— Given task —
Read through the data and report every line in which the word "matplotlib" occurs.
>> Begin
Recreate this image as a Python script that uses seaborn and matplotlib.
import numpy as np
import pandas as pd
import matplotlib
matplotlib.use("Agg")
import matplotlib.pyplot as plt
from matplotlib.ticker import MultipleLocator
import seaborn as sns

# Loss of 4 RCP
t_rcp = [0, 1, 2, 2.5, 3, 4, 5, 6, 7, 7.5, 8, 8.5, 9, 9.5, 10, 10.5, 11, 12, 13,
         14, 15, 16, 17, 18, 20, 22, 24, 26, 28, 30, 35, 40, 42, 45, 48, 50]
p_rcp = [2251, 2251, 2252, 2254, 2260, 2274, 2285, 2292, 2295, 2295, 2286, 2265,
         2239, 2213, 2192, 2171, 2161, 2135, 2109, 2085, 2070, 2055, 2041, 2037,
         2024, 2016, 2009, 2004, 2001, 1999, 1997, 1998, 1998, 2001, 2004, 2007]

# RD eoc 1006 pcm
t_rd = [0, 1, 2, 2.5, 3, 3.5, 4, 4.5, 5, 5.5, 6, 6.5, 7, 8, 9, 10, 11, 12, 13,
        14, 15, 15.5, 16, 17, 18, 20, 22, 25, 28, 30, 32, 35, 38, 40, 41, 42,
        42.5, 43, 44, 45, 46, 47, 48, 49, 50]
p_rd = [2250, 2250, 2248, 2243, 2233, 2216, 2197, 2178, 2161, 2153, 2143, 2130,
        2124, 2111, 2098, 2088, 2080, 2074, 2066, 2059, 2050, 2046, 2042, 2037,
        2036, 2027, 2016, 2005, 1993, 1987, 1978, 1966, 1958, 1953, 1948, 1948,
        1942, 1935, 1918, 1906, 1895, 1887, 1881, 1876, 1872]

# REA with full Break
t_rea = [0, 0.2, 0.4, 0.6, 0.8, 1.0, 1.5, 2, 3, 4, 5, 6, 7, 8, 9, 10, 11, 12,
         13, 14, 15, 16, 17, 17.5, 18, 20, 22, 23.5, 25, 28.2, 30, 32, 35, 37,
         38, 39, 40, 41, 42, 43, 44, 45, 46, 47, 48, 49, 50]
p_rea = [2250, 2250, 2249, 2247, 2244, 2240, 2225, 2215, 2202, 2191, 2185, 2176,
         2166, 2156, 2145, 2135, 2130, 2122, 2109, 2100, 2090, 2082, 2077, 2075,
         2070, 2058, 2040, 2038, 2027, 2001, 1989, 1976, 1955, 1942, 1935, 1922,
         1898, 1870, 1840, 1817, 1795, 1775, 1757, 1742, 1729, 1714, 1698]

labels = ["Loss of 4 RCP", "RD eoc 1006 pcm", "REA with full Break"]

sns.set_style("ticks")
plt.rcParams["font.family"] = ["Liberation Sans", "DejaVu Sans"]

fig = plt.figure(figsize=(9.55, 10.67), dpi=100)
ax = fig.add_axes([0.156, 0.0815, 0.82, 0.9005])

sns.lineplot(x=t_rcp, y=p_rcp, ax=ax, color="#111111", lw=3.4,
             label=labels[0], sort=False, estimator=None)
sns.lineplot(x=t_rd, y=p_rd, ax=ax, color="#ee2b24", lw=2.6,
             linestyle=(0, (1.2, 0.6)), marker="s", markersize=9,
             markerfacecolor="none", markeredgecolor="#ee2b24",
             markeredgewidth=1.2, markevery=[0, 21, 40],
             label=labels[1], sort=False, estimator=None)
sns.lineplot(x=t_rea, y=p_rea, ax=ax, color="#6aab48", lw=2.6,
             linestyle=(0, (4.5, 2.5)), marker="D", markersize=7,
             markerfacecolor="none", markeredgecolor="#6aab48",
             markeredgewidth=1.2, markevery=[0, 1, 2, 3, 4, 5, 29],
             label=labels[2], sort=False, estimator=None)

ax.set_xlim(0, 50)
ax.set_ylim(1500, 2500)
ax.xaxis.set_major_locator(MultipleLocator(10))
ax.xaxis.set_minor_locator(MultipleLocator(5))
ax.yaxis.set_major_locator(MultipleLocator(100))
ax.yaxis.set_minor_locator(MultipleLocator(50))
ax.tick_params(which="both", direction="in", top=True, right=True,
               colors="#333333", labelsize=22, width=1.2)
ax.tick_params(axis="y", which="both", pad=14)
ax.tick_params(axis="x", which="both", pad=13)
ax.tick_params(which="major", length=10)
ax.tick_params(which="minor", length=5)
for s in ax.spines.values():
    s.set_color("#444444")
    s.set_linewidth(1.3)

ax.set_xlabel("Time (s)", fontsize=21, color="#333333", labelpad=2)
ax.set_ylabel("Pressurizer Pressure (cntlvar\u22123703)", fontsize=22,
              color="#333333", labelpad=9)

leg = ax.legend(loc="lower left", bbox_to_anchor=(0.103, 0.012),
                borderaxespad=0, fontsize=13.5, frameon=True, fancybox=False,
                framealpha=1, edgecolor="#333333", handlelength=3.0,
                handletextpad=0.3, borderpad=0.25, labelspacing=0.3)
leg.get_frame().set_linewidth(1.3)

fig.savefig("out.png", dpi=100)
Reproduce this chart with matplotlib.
>> End
— Result below —
Recreate this image as a Python script that uses seaborn and matplotlib.
import matplotlib
matplotlib.use("Agg")
import matplotlib.pyplot as plt
from matplotlib.ticker import MultipleLocator
Reproduce this chart with matplotlib.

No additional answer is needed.